* The task *
Extract every entry word for word. Skip the pictures.

═══

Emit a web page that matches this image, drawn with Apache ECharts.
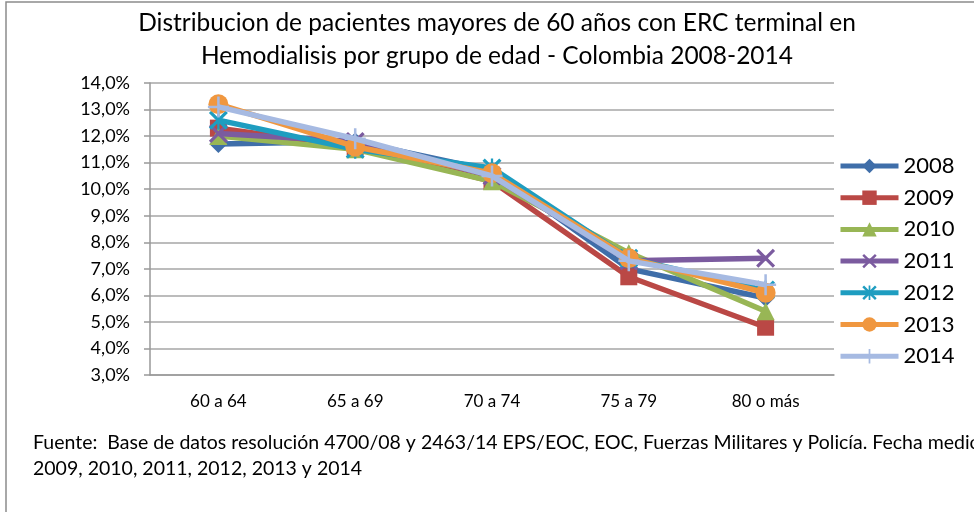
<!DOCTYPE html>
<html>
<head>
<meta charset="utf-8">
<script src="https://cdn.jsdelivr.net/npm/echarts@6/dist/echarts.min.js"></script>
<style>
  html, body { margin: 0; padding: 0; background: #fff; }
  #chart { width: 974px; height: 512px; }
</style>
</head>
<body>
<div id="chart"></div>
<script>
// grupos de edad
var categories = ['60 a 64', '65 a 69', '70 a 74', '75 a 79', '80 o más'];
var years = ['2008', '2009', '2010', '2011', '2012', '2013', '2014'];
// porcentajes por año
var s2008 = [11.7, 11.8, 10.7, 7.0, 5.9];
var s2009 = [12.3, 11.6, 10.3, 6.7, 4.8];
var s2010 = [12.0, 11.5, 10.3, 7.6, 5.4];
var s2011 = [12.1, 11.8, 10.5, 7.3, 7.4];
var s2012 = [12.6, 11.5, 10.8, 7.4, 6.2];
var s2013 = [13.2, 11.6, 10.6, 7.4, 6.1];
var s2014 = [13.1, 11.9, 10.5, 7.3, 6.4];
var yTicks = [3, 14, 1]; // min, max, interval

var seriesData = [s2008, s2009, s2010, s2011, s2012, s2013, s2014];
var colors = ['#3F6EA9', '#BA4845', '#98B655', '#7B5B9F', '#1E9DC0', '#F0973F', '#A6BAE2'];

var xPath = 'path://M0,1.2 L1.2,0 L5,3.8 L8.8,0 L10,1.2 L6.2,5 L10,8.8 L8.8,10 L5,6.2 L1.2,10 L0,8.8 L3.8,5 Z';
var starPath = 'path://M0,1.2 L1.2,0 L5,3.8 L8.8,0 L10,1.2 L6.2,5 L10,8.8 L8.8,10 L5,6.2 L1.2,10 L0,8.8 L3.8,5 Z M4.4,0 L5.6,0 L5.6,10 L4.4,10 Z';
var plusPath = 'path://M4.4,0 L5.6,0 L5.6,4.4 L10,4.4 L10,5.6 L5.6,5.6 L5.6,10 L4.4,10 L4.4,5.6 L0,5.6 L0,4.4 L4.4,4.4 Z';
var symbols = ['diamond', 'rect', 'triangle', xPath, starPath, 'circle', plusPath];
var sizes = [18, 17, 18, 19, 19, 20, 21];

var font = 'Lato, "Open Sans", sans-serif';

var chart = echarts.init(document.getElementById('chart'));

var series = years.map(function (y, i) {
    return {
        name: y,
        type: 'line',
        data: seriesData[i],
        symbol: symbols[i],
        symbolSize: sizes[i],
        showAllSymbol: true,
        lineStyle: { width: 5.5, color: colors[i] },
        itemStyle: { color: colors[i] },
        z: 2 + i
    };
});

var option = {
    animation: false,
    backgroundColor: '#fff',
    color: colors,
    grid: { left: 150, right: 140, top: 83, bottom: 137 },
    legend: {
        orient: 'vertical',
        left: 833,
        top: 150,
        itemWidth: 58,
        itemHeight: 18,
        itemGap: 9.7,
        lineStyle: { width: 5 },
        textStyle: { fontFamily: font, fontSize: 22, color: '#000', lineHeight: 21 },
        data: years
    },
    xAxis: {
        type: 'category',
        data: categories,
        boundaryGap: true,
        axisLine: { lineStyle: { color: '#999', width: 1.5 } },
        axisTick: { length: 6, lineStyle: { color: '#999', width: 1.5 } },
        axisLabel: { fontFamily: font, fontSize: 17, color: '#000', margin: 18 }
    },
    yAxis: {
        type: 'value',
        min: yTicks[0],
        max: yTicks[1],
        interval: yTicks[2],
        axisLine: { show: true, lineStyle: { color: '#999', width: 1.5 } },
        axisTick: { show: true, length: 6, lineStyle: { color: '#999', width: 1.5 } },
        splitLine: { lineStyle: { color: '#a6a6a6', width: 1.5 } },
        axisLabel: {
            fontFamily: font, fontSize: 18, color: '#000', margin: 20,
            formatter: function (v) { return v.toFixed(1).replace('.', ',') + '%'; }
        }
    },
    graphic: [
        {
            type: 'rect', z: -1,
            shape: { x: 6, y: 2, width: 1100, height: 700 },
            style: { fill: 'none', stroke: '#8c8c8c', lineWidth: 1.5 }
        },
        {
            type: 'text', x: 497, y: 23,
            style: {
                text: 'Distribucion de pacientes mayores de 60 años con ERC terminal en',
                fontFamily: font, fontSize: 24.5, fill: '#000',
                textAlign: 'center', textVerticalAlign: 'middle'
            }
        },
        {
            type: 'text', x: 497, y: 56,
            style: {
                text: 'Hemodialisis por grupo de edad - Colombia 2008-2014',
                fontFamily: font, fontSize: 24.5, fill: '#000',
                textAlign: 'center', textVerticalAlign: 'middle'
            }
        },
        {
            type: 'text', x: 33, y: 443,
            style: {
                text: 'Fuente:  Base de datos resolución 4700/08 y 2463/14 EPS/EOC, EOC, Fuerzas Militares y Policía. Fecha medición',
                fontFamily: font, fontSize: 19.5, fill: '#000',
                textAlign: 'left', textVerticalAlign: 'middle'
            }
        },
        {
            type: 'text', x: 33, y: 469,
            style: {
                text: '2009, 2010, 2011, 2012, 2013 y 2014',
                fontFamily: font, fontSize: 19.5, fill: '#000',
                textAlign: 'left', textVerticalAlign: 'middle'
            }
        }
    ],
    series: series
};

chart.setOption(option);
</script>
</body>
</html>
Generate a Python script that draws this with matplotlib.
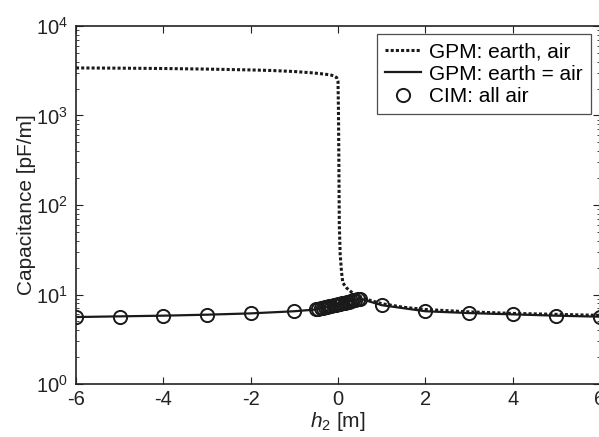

═══

* Exercise solution *
Emit a web page that matches this image, drawn with Apache ECharts.
<!DOCTYPE html>
<html>
<head>
<meta charset="utf-8">
<script src="https://cdn.jsdelivr.net/npm/echarts@6/dist/echarts.min.js"></script>
<style>
  html, body { margin: 0; padding: 0; background: #fff; }
  #chart { width: 974px; height: 512px; }
</style>
</head>
<body>
<div id="chart"></div>
<script>
// grupos de edad
var categories = ['60 a 64', '65 a 69', '70 a 74', '75 a 79', '80 o más'];
var years = ['2008', '2009', '2010', '2011', '2012', '2013', '2014'];
// porcentajes por año
var s2008 = [11.7, 11.8, 10.7, 7.0, 5.9];
var s2009 = [12.3, 11.6, 10.3, 6.7, 4.8];
var s2010 = [12.0, 11.5, 10.3, 7.6, 5.4];
var s2011 = [12.1, 11.8, 10.5, 7.3, 7.4];
var s2012 = [12.6, 11.5, 10.8, 7.4, 6.2];
var s2013 = [13.2, 11.6, 10.6, 7.4, 6.1];
var s2014 = [13.1, 11.9, 10.5, 7.3, 6.4];
var yTicks = [3, 14, 1]; // min, max, interval

var seriesData = [s2008, s2009, s2010, s2011, s2012, s2013, s2014];
var colors = ['#3F6EA9', '#BA4845', '#98B655', '#7B5B9F', '#1E9DC0', '#F0973F', '#A6BAE2'];

var xPath = 'path://M0,1.2 L1.2,0 L5,3.8 L8.8,0 L10,1.2 L6.2,5 L10,8.8 L8.8,10 L5,6.2 L1.2,10 L0,8.8 L3.8,5 Z';
var starPath = 'path://M0,1.2 L1.2,0 L5,3.8 L8.8,0 L10,1.2 L6.2,5 L10,8.8 L8.8,10 L5,6.2 L1.2,10 L0,8.8 L3.8,5 Z M4.4,0 L5.6,0 L5.6,10 L4.4,10 Z';
var plusPath = 'path://M4.4,0 L5.6,0 L5.6,4.4 L10,4.4 L10,5.6 L5.6,5.6 L5.6,10 L4.4,10 L4.4,5.6 L0,5.6 L0,4.4 L4.4,4.4 Z';
var symbols = ['diamond', 'rect', 'triangle', xPath, starPath, 'circle', plusPath];
var sizes = [18, 17, 18, 19, 19, 20, 21];

var font = 'Lato, "Open Sans", sans-serif';

var chart = echarts.init(document.getElementById('chart'));

var series = years.map(function (y, i) {
    return {
        name: y,
        type: 'line',
        data: seriesData[i],
        symbol: symbols[i],
        symbolSize: sizes[i],
        showAllSymbol: true,
        lineStyle: { width: 5.5, color: colors[i] },
        itemStyle: { color: colors[i] },
        z: 2 + i
    };
});

var option = {
    animation: false,
    backgroundColor: '#fff',
    color: colors,
    grid: { left: 150, right: 140, top: 83, bottom: 137 },
    legend: {
        orient: 'vertical',
        left: 833,
        top: 150,
        itemWidth: 58,
        itemHeight: 18,
        itemGap: 9.7,
        lineStyle: { width: 5 },
        textStyle: { fontFamily: font, fontSize: 22, color: '#000', lineHeight: 21 },
        data: years
    },
    xAxis: {
        type: 'category',
        data: categories,
        boundaryGap: true,
        axisLine: { lineStyle: { color: '#999', width: 1.5 } },
        axisTick: { length: 6, lineStyle: { color: '#999', width: 1.5 } },
        axisLabel: { fontFamily: font, fontSize: 17, color: '#000', margin: 18 }
    },
    yAxis: {
        type: 'value',
        min: yTicks[0],
        max: yTicks[1],
        interval: yTicks[2],
        axisLine: { show: true, lineStyle: { color: '#999', width: 1.5 } },
        axisTick: { show: true, length: 6, lineStyle: { color: '#999', width: 1.5 } },
        splitLine: { lineStyle: { color: '#a6a6a6', width: 1.5 } },
        axisLabel: {
            fontFamily: font, fontSize: 18, color: '#000', margin: 20,
            formatter: function (v) { return v.toFixed(1).replace('.', ',') + '%'; }
        }
    },
    graphic: [
        {
            type: 'rect', z: -1,
            shape: { x: 6, y: 2, width: 1100, height: 700 },
            style: { fill: 'none', stroke: '#8c8c8c', lineWidth: 1.5 }
        },
        {
            type: 'text', x: 497, y: 23,
            style: {
                text: 'Distribucion de pacientes mayores de 60 años con ERC terminal en',
                fontFamily: font, fontSize: 24.5, fill: '#000',
                textAlign: 'center', textVerticalAlign: 'middle'
            }
        },
        {
            type: 'text', x: 497, y: 56,
            style: {
                text: 'Hemodialisis por grupo de edad - Colombia 2008-2014',
                fontFamily: font, fontSize: 24.5, fill: '#000',
                textAlign: 'center', textVerticalAlign: 'middle'
            }
        },
        {
            type: 'text', x: 33, y: 443,
            style: {
                text: 'Fuente:  Base de datos resolución 4700/08 y 2463/14 EPS/EOC, EOC, Fuerzas Militares y Policía. Fecha medición',
                fontFamily: font, fontSize: 19.5, fill: '#000',
                textAlign: 'left', textVerticalAlign: 'middle'
            }
        },
        {
            type: 'text', x: 33, y: 469,
            style: {
                text: '2009, 2010, 2011, 2012, 2013 y 2014',
                fontFamily: font, fontSize: 19.5, fill: '#000',
                textAlign: 'left', textVerticalAlign: 'middle'
            }
        }
    ],
    series: series
};

chart.setOption(option);
</script>
</body>
</html>
Generate a Python script that draws this with matplotlib.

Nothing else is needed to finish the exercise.